According to the modern expressions of this ideology, the security of the rich countries would be threatened by the growth of the population of Third World countries. A demographic “bomb” originating in the Third World is supposedly at the point of exploding, submerging the rich countries and threatening their well-being.
Therefore, according to this ideology of demographic security, it is urgent that rich countries control efficiently the growth of the poor populations. This control should be made with the complicity of the ruling classes of the developing countries themselves.
However, such a control ends by being coercive, as demonstrated by the examples of India, Brazil, Mexico, Peru, etc. It is a lie, and a physical and above all psychological aggression, to tell these countries that the development of democracy passes through the mutilation of 40% of women of childbearing age.

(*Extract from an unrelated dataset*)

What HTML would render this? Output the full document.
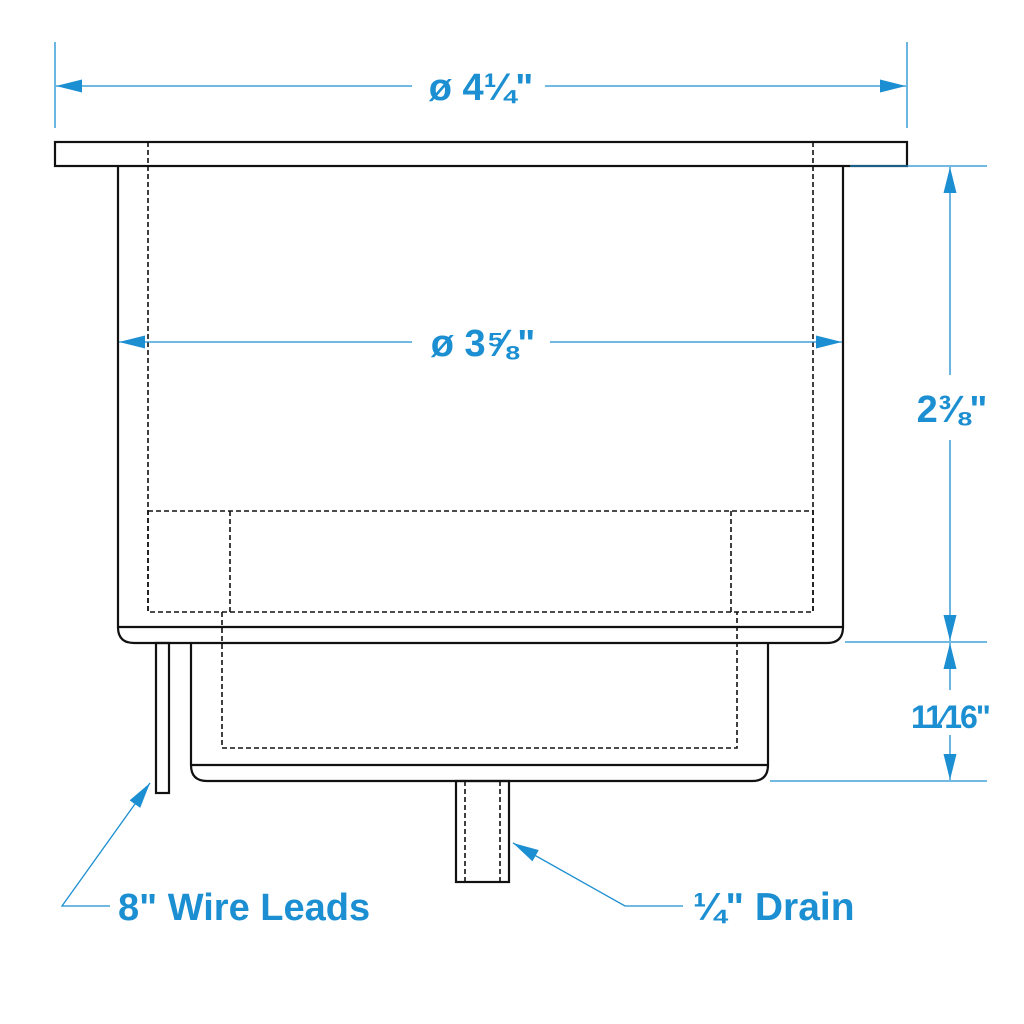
<!DOCTYPE html>
<html><head><style>body{margin:0;background:#fff}svg{display:block}text{font-family:"Liberation Sans",sans-serif;font-weight:bold;fill:#1b8fd1}</style></head><body>
<svg width="1024" height="1024" viewBox="0 0 1024 1024" xmlns="http://www.w3.org/2000/svg">
<defs>
<marker id="b" viewBox="0 0 10 10" refX="10" refY="5" markerWidth="26" markerHeight="13" markerUnits="userSpaceOnUse" orient="auto-start-reverse" preserveAspectRatio="none"><path d="M0,0 L10,5 L0,10 z" fill="#1b8fd1"/></marker>
</defs>
<g fill="none" stroke="#111" stroke-width="2.2">
<rect x="55" y="142" width="852" height="24" fill="#fff"/>
<path d="M118,166 V627 Q118,643 134,643 H827 Q843,643 843,627 V166"/>
<line x1="118" y1="627" x2="843" y2="627"/>
<path d="M191,643 V765 Q191,781 207,781 H752 Q768,781 768,765 V643"/>
<line x1="191" y1="765" x2="768" y2="765"/>
<rect x="156" y="643" width="13" height="150"/>
<rect x="456" y="781" width="53" height="101"/>
</g>
<g fill="none" stroke="#111" stroke-width="1.6" stroke-dasharray="5,3">
<line x1="148" y1="142" x2="148" y2="612"/>
<line x1="813" y1="142" x2="813" y2="612"/>
<rect x="148" y="511" width="665" height="101"/>
<line x1="230" y1="511" x2="230" y2="612"/>
<line x1="731" y1="511" x2="731" y2="612"/>
<path d="M222,612 V748 H737 V612"/>
<line x1="465" y1="781" x2="465" y2="882"/>
<line x1="500" y1="781" x2="500" y2="882"/>
</g>
<g stroke="#1b8fd1" stroke-width="1.3" fill="none">
<line x1="55" y1="42" x2="55" y2="128"/>
<line x1="907" y1="42" x2="907" y2="128"/>
<line x1="56" y1="86" x2="412" y2="86" marker-start="url(#b)"/>
<line x1="545" y1="86" x2="906" y2="86" marker-end="url(#b)"/>
<line x1="119" y1="342" x2="412" y2="342" marker-start="url(#b)"/>
<line x1="550" y1="342" x2="842" y2="342" marker-end="url(#b)"/>
<line x1="850" y1="166" x2="987" y2="166"/>
<line x1="845" y1="642" x2="987" y2="642"/>
<line x1="770" y1="781" x2="987" y2="781"/>
<line x1="950" y1="167" x2="950" y2="375" marker-start="url(#b)"/>
<line x1="950" y1="440" x2="950" y2="641" marker-end="url(#b)"/>
<line x1="950" y1="643" x2="950" y2="690" marker-start="url(#b)"/>
<line x1="950" y1="735" x2="950" y2="780" marker-end="url(#b)"/>
<path d="M110,906 H62 L150,783" marker-end="url(#b)"/>
<path d="M683,906 H625 L513,843" marker-end="url(#b)"/>
</g>
<text x="481" y="100" font-size="38" text-anchor="middle">ø 4¼"</text>
<text x="483" y="356" font-size="38" text-anchor="middle">ø 3⅝"</text>
<text x="952" y="422" font-size="38" text-anchor="middle">2⅜"</text>
<text x="950" y="728" font-size="32" text-anchor="middle" letter-spacing="-2">11⁄16"</text>
<text x="118" y="920" font-size="38">8" Wire Leads</text>
<text x="693" y="920" font-size="39">¼" Drain</text>
</svg>
</body></html>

The European countries, which have amply financed these campaigns, have been caught in their own trap. By financing and legalizing in their own house the rejection of life, the populations of these countries are aging and also decreasing. It is what the great French demographer Gerard Francois Dumont called the “demographic winter.”
In its social doctrine, the Church confirms, for moral and religious reasons, what many experts in economics, demography and political science say; that is, that what is most important today is not physical capital but human capital, that is, the morally and intellectually well-formed man.
Q: You relate peace and development and propose a world consensus in favor of development. How does the social doctrine of the Church indicate the virtuous path that leads to economic, spiritual and social development?
Monsignor Schooyans: From its beginnings in the 19th century, the social doctrine of the Church has articulated fundamental criticisms against socialism and liberalism.
It reproaches socialism for not trusting the human person and for expecting too much from the public powers.
It recriminates liberalism for favoring an individualism that gives supremacy to the strongest in detriment to the weakest, and for not wanting to recognize the necessary and legitimate role of public powers.
In its social teaching, the Church recognizes the subsidiary role of the public powers: The latter must be at the service of persons, intermediary institutions and civil society; they must be under the latter’s control.
There is a precarious balance that is only kept when the social actors have a strong moral and religious motivation capable of leading them to promote the common good, to have a special tenderness for the most vulnerable, and to work for justice and peace.
This ideal, the only one worthy of man, implies that public powers themselves, international organizations, and economic structures not be indifferent to the truth, that they not be morally relativist, or purely utilitarian or even cynical, but that they all be concerned to serve and not to be served.
In a society that is being globalized, the social teaching of the Church appears as a light that radiates hope.